> [PROBLEM REQUIREMENTS] Transcribe the whole listing below without changing a word, but leave out every image.

(Raw records)
####################

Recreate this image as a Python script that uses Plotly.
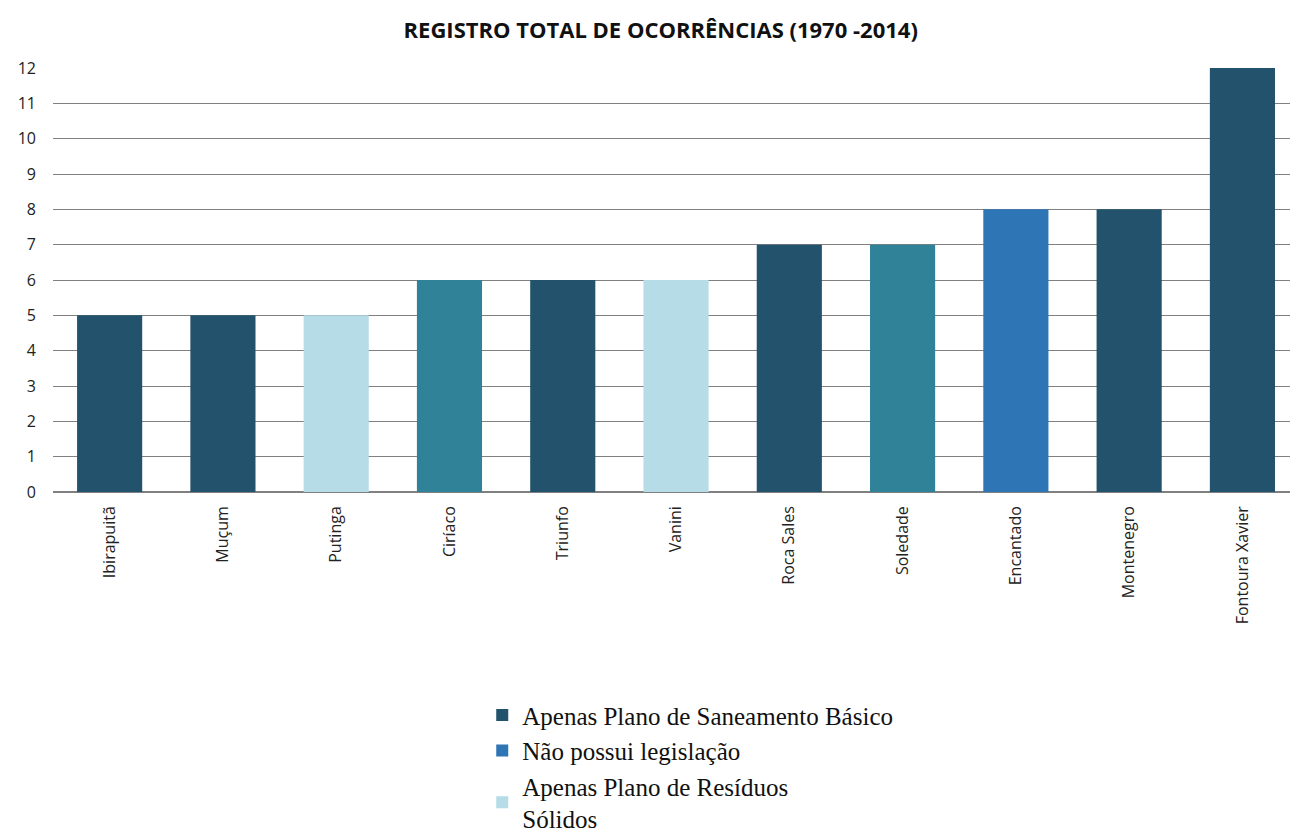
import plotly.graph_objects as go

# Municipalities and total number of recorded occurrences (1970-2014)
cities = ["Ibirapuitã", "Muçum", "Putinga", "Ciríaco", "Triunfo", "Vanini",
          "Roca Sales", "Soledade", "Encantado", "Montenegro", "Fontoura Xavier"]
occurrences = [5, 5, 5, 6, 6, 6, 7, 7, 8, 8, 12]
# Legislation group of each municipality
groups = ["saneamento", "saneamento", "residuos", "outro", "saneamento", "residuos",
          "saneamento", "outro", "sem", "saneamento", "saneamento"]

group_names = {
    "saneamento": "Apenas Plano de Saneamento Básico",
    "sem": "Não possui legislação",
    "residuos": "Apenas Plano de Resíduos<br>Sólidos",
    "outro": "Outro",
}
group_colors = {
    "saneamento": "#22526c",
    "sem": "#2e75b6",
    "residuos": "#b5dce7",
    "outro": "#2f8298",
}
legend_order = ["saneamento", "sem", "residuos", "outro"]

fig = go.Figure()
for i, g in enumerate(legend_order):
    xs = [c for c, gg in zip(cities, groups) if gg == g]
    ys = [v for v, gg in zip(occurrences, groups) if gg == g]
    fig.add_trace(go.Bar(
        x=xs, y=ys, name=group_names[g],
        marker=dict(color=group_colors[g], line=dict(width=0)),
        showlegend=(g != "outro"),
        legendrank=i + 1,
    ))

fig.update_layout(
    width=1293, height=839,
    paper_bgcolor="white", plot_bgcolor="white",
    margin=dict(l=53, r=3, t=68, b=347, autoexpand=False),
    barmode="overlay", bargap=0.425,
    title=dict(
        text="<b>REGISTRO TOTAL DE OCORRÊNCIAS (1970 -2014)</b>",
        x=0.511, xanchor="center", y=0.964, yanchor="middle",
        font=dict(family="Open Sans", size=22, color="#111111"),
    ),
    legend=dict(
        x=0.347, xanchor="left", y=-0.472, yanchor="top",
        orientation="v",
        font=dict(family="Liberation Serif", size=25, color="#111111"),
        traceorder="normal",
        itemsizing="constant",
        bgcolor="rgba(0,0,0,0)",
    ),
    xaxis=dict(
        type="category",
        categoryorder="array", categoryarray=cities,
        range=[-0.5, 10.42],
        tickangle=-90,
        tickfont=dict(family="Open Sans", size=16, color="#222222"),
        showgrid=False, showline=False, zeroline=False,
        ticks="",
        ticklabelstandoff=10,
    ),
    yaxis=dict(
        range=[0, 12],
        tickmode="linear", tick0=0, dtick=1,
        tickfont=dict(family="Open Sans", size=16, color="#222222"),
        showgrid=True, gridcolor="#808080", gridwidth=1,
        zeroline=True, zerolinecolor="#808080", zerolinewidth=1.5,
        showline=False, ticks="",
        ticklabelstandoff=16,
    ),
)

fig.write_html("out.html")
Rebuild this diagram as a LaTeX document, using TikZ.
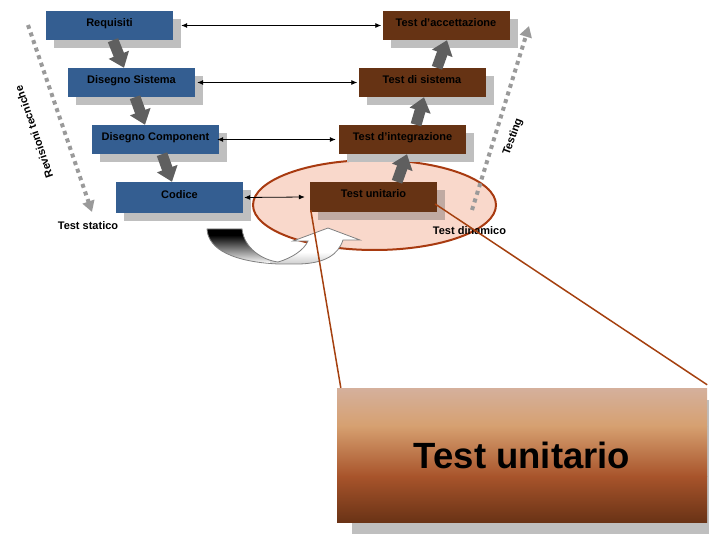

####################

> [COMPLETED TASK]
Recreate this image as a Python script that uses Plotly.
import plotly.graph_objects as go

# Municipalities and total number of recorded occurrences (1970-2014)
cities = ["Ibirapuitã", "Muçum", "Putinga", "Ciríaco", "Triunfo", "Vanini",
          "Roca Sales", "Soledade", "Encantado", "Montenegro", "Fontoura Xavier"]
occurrences = [5, 5, 5, 6, 6, 6, 7, 7, 8, 8, 12]
# Legislation group of each municipality
groups = ["saneamento", "saneamento", "residuos", "outro", "saneamento", "residuos",
          "saneamento", "outro", "sem", "saneamento", "saneamento"]

group_names = {
    "saneamento": "Apenas Plano de Saneamento Básico",
    "sem": "Não possui legislação",
    "residuos": "Apenas Plano de Resíduos<br>Sólidos",
    "outro": "Outro",
}
group_colors = {
    "saneamento": "#22526c",
    "sem": "#2e75b6",
    "residuos": "#b5dce7",
    "outro": "#2f8298",
}
legend_order = ["saneamento", "sem", "residuos", "outro"]

fig = go.Figure()
for i, g in enumerate(legend_order):
    xs = [c for c, gg in zip(cities, groups) if gg == g]
    ys = [v for v, gg in zip(occurrences, groups) if gg == g]
    fig.add_trace(go.Bar(
        x=xs, y=ys, name=group_names[g],
        marker=dict(color=group_colors[g], line=dict(width=0)),
        showlegend=(g != "outro"),
        legendrank=i + 1,
    ))

fig.update_layout(
    width=1293, height=839,
    paper_bgcolor="white", plot_bgcolor="white",
    margin=dict(l=53, r=3, t=68, b=347, autoexpand=False),
    barmode="overlay", bargap=0.425,
    title=dict(
        text="<b>REGISTRO TOTAL DE OCORRÊNCIAS (1970 -2014)</b>",
        x=0.511, xanchor="center", y=0.964, yanchor="middle",
        font=dict(family="Open Sans", size=22, color="#111111"),
    ),
    legend=dict(
        x=0.347, xanchor="left", y=-0.472, yanchor="top",
        orientation="v",
        font=dict(family="Liberation Serif", size=25, color="#111111"),
        traceorder="normal",
        itemsizing="constant",
        bgcolor="rgba(0,0,0,0)",
    ),
    xaxis=dict(
        type="category",
        categoryorder="array", categoryarray=cities,
        range=[-0.5, 10.42],
        tickangle=-90,
        tickfont=dict(family="Open Sans", size=16, color="#222222"),
        showgrid=False, showline=False, zeroline=False,
        ticks="",
        ticklabelstandoff=10,
    ),
    yaxis=dict(
        range=[0, 12],
        tickmode="linear", tick0=0, dtick=1,
        tickfont=dict(family="Open Sans", size=16, color="#222222"),
        showgrid=True, gridcolor="#808080", gridwidth=1,
        zeroline=True, zerolinecolor="#808080", zerolinewidth=1.5,
        showline=False, ticks="",
        ticklabelstandoff=16,
    ),
)

fig.write_html("out.html")
Rebuild this diagram as a LaTeX document, using TikZ.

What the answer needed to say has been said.